Drumm, 48, of High Springs most recently served as city manager before the council voted to fire him in September 2010, for what he cites as "philosophical differences" after the city changed forms of government.
Before that, he had his own management/planning consultant business, and served as city manager in Lake Alfred, assistant city manager in Auburndale and worked as a management analyst for Hernando County and a personnel specialist for the Southwest Florida Water Management District in Brooksville.
He said he has a lot of experience in community redevelopment and growth management, which he considers an asset for the city of Zephyrhills, and he's skilled at bringing people together.
"One of my strong points is team building and working with staff," Drumm said.

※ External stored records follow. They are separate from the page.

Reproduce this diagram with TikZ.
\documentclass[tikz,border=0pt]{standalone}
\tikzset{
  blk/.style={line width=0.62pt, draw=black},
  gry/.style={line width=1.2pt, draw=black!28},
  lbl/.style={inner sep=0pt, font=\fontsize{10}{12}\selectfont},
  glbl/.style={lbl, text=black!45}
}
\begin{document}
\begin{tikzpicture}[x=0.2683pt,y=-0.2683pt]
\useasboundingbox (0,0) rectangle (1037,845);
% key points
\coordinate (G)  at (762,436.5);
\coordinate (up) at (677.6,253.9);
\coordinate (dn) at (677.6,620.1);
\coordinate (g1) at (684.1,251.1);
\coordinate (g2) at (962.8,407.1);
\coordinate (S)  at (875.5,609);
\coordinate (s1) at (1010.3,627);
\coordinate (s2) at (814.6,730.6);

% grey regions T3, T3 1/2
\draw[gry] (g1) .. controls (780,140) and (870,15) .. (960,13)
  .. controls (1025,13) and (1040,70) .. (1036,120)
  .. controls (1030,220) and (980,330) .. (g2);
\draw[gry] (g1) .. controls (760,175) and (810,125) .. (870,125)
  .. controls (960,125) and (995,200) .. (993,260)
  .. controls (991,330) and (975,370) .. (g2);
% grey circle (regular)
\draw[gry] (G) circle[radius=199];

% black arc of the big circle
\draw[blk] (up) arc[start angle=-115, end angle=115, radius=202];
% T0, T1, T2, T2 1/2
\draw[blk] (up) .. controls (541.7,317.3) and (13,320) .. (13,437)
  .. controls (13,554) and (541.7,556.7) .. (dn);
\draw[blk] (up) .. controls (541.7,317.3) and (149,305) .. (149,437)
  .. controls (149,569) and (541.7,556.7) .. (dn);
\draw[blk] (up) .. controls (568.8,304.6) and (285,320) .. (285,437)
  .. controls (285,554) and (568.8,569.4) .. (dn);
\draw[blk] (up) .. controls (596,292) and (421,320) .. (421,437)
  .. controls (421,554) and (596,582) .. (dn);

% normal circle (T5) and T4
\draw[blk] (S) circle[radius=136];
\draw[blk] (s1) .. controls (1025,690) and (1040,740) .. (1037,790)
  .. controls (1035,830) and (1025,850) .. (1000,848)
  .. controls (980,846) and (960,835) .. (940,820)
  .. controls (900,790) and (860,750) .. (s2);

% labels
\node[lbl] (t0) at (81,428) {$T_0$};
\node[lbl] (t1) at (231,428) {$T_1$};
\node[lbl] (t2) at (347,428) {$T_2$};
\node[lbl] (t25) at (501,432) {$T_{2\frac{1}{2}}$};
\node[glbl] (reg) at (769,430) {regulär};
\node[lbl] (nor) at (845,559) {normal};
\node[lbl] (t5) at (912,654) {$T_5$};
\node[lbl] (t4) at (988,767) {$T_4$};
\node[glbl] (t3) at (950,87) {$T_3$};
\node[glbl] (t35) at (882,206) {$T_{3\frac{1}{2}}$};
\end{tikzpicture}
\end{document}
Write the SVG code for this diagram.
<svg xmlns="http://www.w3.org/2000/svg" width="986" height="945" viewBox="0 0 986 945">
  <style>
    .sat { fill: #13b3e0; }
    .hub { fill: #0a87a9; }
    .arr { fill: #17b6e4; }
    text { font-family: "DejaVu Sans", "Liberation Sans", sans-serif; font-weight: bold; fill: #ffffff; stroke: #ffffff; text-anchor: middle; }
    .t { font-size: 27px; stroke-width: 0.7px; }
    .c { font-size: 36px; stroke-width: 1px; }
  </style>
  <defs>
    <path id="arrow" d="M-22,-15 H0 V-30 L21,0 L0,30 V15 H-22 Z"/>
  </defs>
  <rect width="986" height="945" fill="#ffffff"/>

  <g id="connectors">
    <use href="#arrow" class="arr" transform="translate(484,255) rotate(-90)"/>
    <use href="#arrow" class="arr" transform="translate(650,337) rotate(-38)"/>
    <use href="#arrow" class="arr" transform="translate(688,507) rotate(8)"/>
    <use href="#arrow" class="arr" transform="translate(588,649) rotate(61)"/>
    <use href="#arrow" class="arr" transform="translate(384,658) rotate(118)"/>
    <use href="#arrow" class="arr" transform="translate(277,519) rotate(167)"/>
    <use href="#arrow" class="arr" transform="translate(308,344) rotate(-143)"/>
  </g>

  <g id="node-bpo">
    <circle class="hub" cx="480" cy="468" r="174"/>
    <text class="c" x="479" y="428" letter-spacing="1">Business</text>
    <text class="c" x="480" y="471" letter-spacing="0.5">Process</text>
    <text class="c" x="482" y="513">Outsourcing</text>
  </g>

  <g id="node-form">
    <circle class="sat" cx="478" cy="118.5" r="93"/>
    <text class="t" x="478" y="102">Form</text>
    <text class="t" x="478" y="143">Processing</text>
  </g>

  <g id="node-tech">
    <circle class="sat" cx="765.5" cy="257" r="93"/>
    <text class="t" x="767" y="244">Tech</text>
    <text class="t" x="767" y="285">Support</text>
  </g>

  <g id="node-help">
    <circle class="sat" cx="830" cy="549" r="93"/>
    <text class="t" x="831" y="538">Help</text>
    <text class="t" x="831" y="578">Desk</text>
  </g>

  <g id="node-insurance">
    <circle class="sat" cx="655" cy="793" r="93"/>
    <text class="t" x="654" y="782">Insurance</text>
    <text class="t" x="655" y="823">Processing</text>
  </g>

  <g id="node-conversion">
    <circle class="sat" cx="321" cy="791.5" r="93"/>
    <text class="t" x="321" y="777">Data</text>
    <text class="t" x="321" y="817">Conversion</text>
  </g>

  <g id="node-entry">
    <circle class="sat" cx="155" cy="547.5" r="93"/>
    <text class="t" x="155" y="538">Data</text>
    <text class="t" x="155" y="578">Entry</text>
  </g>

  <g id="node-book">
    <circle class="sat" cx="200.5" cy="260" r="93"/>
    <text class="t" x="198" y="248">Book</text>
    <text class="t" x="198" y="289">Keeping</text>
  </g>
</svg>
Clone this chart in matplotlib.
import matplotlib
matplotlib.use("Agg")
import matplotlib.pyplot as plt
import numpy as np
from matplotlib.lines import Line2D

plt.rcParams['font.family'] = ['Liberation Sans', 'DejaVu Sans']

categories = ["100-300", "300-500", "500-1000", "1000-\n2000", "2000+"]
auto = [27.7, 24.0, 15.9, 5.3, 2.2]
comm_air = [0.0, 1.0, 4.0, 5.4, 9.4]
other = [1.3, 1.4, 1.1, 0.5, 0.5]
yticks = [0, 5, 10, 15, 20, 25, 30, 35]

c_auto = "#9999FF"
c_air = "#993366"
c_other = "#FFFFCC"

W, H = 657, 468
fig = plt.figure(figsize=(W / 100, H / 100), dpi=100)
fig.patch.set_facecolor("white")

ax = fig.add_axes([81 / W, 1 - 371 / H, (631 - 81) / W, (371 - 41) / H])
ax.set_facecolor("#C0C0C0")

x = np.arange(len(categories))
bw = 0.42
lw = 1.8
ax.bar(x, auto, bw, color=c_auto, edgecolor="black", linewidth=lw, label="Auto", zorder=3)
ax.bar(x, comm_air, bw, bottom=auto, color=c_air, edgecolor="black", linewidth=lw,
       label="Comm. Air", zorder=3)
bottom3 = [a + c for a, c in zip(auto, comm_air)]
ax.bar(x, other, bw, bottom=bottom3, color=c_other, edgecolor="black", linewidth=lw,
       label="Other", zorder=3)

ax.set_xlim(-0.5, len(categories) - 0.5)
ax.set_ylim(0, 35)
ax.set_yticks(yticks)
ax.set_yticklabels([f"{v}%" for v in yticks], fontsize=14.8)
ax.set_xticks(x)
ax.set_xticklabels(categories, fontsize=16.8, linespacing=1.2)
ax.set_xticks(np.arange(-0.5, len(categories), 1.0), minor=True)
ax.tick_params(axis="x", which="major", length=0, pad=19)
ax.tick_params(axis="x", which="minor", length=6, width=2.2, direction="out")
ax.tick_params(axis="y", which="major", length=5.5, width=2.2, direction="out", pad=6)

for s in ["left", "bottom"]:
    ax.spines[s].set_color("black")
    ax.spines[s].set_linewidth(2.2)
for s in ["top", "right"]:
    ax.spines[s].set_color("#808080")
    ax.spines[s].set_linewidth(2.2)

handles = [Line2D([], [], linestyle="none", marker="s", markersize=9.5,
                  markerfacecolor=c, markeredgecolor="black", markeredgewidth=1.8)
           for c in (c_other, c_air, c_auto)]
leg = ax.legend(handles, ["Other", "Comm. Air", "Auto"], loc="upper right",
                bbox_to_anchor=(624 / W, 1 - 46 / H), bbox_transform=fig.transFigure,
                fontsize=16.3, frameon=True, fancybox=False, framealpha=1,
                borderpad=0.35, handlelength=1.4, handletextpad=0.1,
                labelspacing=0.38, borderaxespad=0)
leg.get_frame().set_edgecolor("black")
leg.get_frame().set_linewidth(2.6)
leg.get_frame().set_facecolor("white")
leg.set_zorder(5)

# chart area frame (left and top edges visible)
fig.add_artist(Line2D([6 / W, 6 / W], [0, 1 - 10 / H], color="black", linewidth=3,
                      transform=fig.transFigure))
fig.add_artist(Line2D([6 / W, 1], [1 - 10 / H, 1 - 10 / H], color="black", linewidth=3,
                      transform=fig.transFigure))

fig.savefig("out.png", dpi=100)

Gleason 53, of Ocoee is interim city manager in Mascotte, a small city in Lake County. He stepped into that position on Feb. 14 after the city manager was fired.
He's been working on solving the city's overwhelming debt problems.
"They didn't just get a city manager who would keep the car on the road — I dove in," he said.
Before that, he served as city manager of Chamblee, Ga., northeast of Atlanta; city-county manager adviser for the U.S. State Department in Kirkuk, Iraq; and city manager of Woodstock, Ga.
It was in Ocoee where he took his first city manager job and experienced his first firing after less than three years on the job.
He said the reasons leading to his ouster were political and started about the time he covered with a personal check the cost of a $600 unauthorized credit card charge made by a commission member. He didn't want to make waves with the commissioner and had planned to simply take away his credit card, but the issue came to light.
"I knew it wasn't right, but I wasn't breaking the law," he said of the incident.
Smyth, 62, most recently worked as city manager of the city of Hawthorne for about a year before being fired in December when commissioners said he made an error with the budget and couldn't balance it. Smyth said he and commissioners had a misunderstanding and they canceled his three-year contract.
He previously served as deputy city manager of Leesburg and county administrator in Mathews County, Va.
He sees a thriving future for Zephyrhills.
"They have a good plan for development in their downtown. They have a good Community Redevelopment Area that seems to be working," he said. "The community itself seems willing to make things work."
Spina's last day is June 30. He is paid $94,420 annually.